HC Deb 04 March 1976 vol 906 cc1517-9
11. Mr. Rost

asked the Chancellor of the Exchequer what is the current total of overseas debt; and what was it in February 1974.

The Chancellor of the Exchequer (Mr. Denis Healey)

I assume that the hon. Member has in mind foreign currency borrowing by Her Majesty's Government and by the public sector. Total amounts of foreign currency borrowing by Her Majesty's Government oustanding on 28th February 1974 and 29th February 1976 were $4.5 billion and $7.8 billion respectively. The latter figure includes the drawing on the IMF oil facility and the $2.5 billion Euromarket loan. The amounts of public sector foreign currency borrowing outstanding on these same days were equivalent to $3.6 billion and $7.9 billion respectively.

Mr. Rost

What is the right hon. Gentleman doing about the staggering and shameful load of debt with which he has lumbered the British people? Does he intend, as before, to wait for the next Conservative Government to repay it?

Mr. Healey

If the hon. Gentleman had listened to my Answer, he would have noted that slightly over half the total debt was inherited from the Conservative Government.

Mr. Fernyhough

Will my right hon. Friend say how much of the foreign debt was incurred to cover the deficit of between £5,000 million and £6,000 million in our trade with the EEC since we joined?

Mr. Healey

It is not possible to distinguish between the various elements of debt and the various elements of related borrowing. A large part of the additional borrowing in the past few years has been due to the additional cost of oil since the Government came into power—namely, about $6 billion a year.

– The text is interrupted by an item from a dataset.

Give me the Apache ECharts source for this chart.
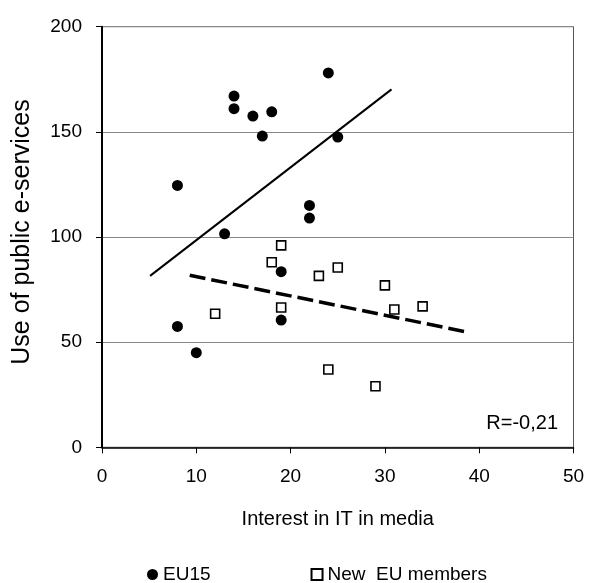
<!DOCTYPE html>
<html>
<head>
<meta charset="utf-8">
<script src="https://cdn.jsdelivr.net/npm/echarts@6/dist/echarts.min.js"></script>
<style>html,body{margin:0;padding:0;background:#fff}#c{width:589px;height:583px}</style>
</head>
<body>
<div id="c"></div>
<script>
var eu15X = [24, 14, 14, 16, 18, 17, 25, 8, 22, 22, 13, 19, 19, 8, 10];
var eu15Y = [178, 167, 161, 157.5, 159.5, 148, 147.5, 124.5, 115, 109, 101.5, 83.5, 60.5, 57.5, 45];
var newX = [19, 18, 23, 25, 12, 19, 24, 30, 31, 34, 29];
var newY = [96, 88, 81.5, 85.5, 63.5, 66.5, 37, 77, 65.5, 67, 29];
var eu15TrendX = [5.1, 30.7];
var eu15TrendY = [81.5, 170.2];
var newTrendX = [9.3, 38.5];
var newTrendY = [81.8, 55];
var xTicks = [0, 10, 20, 30, 40, 50];
var yTicks = [0, 50, 100, 150, 200];
var seriesNames = ['EU15', 'New  EU members'];
var rText = 'R=-0,21';

function pairs(xs, ys) { return xs.map(function (v, i) { return [v, ys[i]]; }); }

var font = 'Liberation Sans, Arial, sans-serif';
var chart = echarts.init(document.getElementById('c'), null, { renderer: 'canvas' });
chart.setOption({
  animation: false,
  backgroundColor: '#fff',
  textStyle: { fontFamily: font, color: '#000' },
  title: {
    text: rText, right: 26, top: 408,
    textStyle: { fontFamily: font, fontSize: 20, fontWeight: 'normal', color: '#000' }
  },
  grid: { left: 102, right: 15.5, top: 26.7, bottom: 135.7, show: true, borderColor: '#555', borderWidth: 1, backgroundColor: '#fff' },
  legend: {
    data: seriesNames, left: 142, top: 560, itemGap: 100, itemWidth: 11, itemHeight: 11,
    textStyle: { fontFamily: font, fontSize: 19, color: '#000' }
  },
  xAxis: {
    type: 'value', min: xTicks[0], max: xTicks[xTicks.length - 1], interval: 10,
    name: 'Interest in IT in media', nameLocation: 'middle', nameGap: 62,
    nameTextStyle: { fontFamily: font, fontSize: 20, color: '#000' },
    axisLine: { lineStyle: { color: '#000', width: 1.5 } },
    axisTick: { show: true, length: 6, lineStyle: { color: '#000' } },
    axisLabel: { fontFamily: font, fontSize: 19, color: '#000', margin: 20 },
    splitLine: { show: false }
  },
  yAxis: {
    type: 'value', min: yTicks[0], max: yTicks[yTicks.length - 1], interval: 50,
    name: 'Use of public e-services', nameLocation: 'middle', nameGap: 67, nameRotate: 90,
    nameTextStyle: { fontFamily: font, fontSize: 25, color: '#000', padding: [0, 0, 0, 10] },
    axisLine: { show: true, lineStyle: { color: '#000', width: 2 } },
    axisTick: { show: true, length: 6, lineStyle: { color: '#000' } },
    axisLabel: { fontFamily: font, fontSize: 19, color: '#000', margin: 20 },
    splitLine: { show: true, lineStyle: { color: '#888', width: 1 } }
  },
  series: [
    {
      name: seriesNames[0], type: 'scatter', data: pairs(eu15X, eu15Y),
      symbol: 'circle', symbolSize: 11, itemStyle: { color: '#000', opacity: 1 }, z: 5
    },
    {
      name: seriesNames[1], type: 'scatter', data: pairs(newX, newY),
      symbol: 'rect', symbolSize: 9, itemStyle: { color: '#fff', borderColor: '#000', borderWidth: 1.6, opacity: 1 }, z: 5
    },
    {
      name: 'EU15 trend', type: 'line', data: pairs(eu15TrendX, eu15TrendY), symbol: 'none',
      lineStyle: { color: '#000', width: 2 }, z: 3, silent: true
    },
    {
      name: 'New trend', type: 'line', data: pairs(newTrendX, newTrendY), symbol: 'none',
      lineStyle: { color: '#000', width: 3.5, type: [16, 6] }, z: 3, silent: true
    }
  ]
});
</script>
</body>
</html>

We inherited a balance-of-payments problem before the oil price increase hit us. As the Governor of the Bank of England said in January 1974, it was running at 4 per cent. of the gross domestic product in the last quarter of 1973.

Mr. Lawson

Will the right hon. Gentleman tell the House the annual amount of interest on this debt at those two dates?

Mr. Healey

I cannot say without notice what the interest due was in 1974, but I can say that the cost of servicing the present debt at current rates of interest is about $900 million a year.

Mr. Skinner

If, on a conservative estimate, the deficit on our trading balance with the EEC is about £5,000 million, it must be paid for in some form. Does my right hon. Friend agree that it is part of the debt to which the Question refers?

Mr. Healey

All debts have to be financed in some form as interest has to be paid on the borrowing. At some stage the debts have to be repaid. My hon. Friend's hypothesis about the precise amount of the deficit with the Common Market countries is widely exaggerated.

Mr. Nott

I note that the amount of debt required to service the public sector requirements has doubled in the past two years. Perhaps the right hon. Gentleman will say what proportion of the £7½ billion interest on the National Debt—I am referring to the amount in the Public Expenditure White Paper—he expects to relate to overseas borrowing and overseas debts. If he cannot tell us now, perhaps he will be able to do so when we have our debates next week. I have in mind the forecasts.

Mr. Healey

I suspect that the hon. Gentleman is slightly better at arithmetic than I am. The hon. Gentleman protested greatly, after he left office on the last occasion, about the size of the public sector borrowing requirement that he found when he entered the Treasury. I am sorry to say that he did not carry his conviction to the point of resignation from the Conservative Administration when he was still being paid to accept responsibility. As I said, the cost of servicing the existing external debt is about $900 million. I am sure that the hon. Gentleman will be able to work out the percentage which that forms of the total borrowing.